Transference of Meanings

Many adjectives may be used either literally for the quality they refer to or with the transferred meaning of being the source of the quality. lit. ‘John is sad’ (he feels sadness). transf. ‘The book is sad’ (it causes someone else to feel sad).

Interrelation and Interdependence of the Various Meanings of the Same Word

  • Diachronically, polysemy may be viewed as a historical change in the semantic structure of the word resulting in: the growth and development of or, in general, as a change in the semantic structure of the word.
  • Disappearance of some meanings.
  • New meanings being added to the ones already existing.
  • The rearrangement of these meanings in its semantic structure.
  • Synchronically, polysemy is understood as the coexistence of the various meanings of the same word at a certain historical period and the arrangement of these meanings in the semantic structure of the word.
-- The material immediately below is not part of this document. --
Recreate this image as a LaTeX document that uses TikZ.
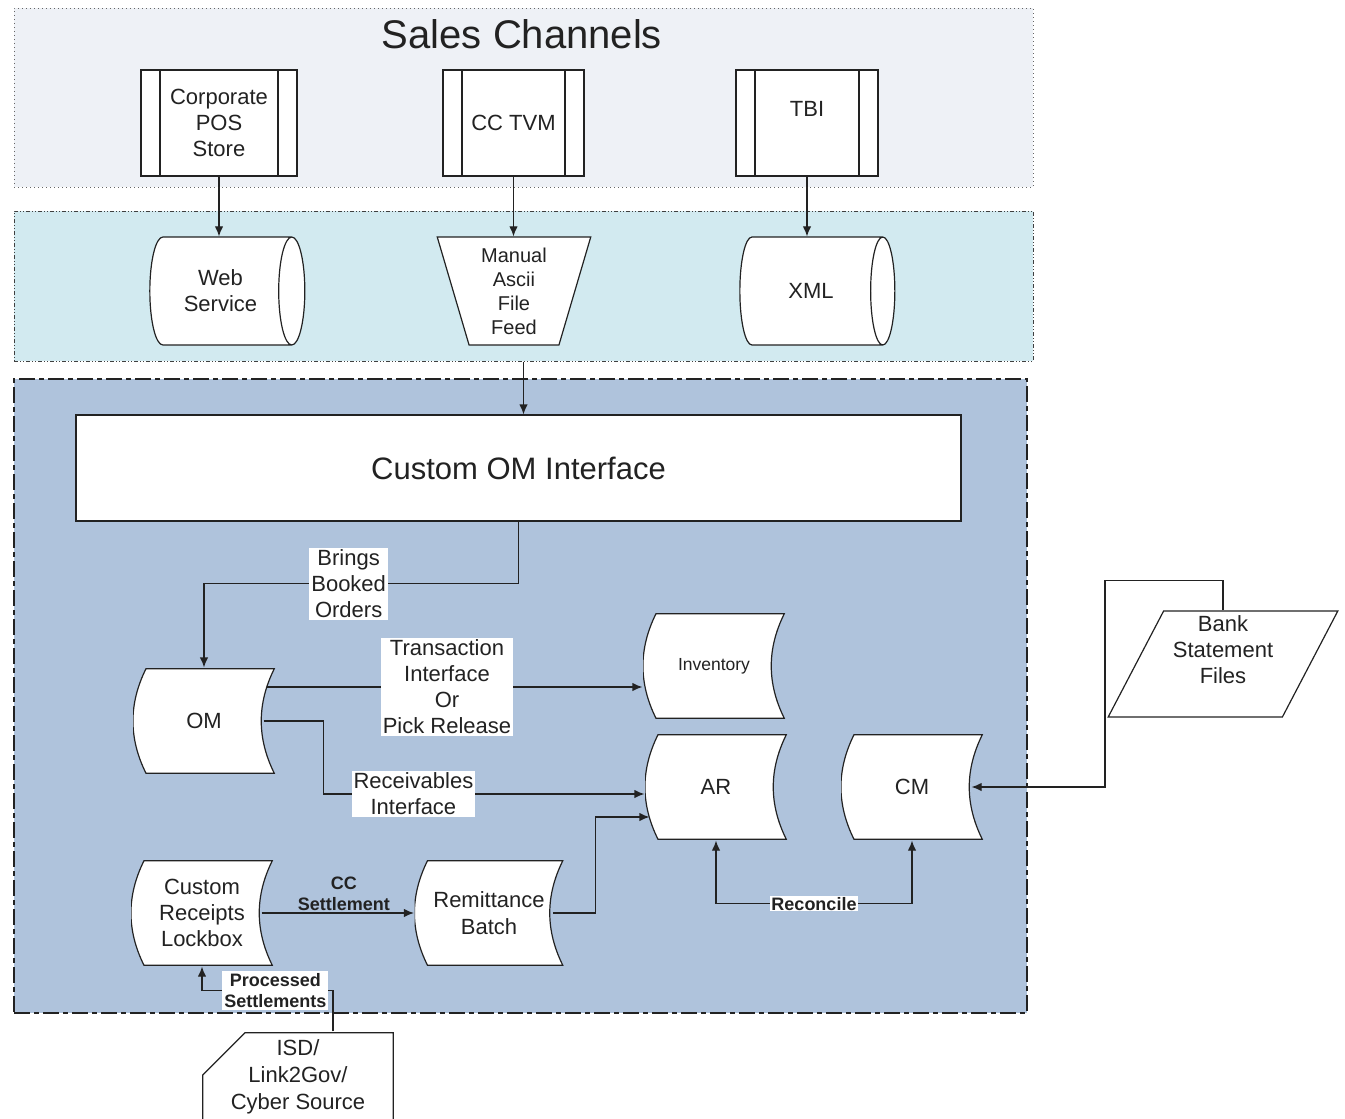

Difficulty in Recognizing Polysemy

  • One word with several meanings vs. several words with the same shape – spelling and/or pronunciation?
  • Different meanings should be counted as different lexical items
  • Words that have multiple related but distinct meanings are polysemous.
  • Three criteria: diachronic/etymology, synchronic/semantic and distribution/context.

Ambiguity

Lexical ambiguity: “a word with more than one possible meaning in a context”. In nouns, verbs, and prepositions.

Polysemy and Semantic Structure

  • Some meaning (or meanings) is representative of the word in isolation (they occur to us when we hear the word or see it written on paper): free or denominative meaning(s).
  • Other meanings are perceived only in certain contexts.
  • The denotational and central meaning of a word is usually common to different languages, but not the connotational ones: blue (means azul. In English, it is pornography in Spanish pornografia is green).
  • The whole semantic structure of words is altogether different in different languages.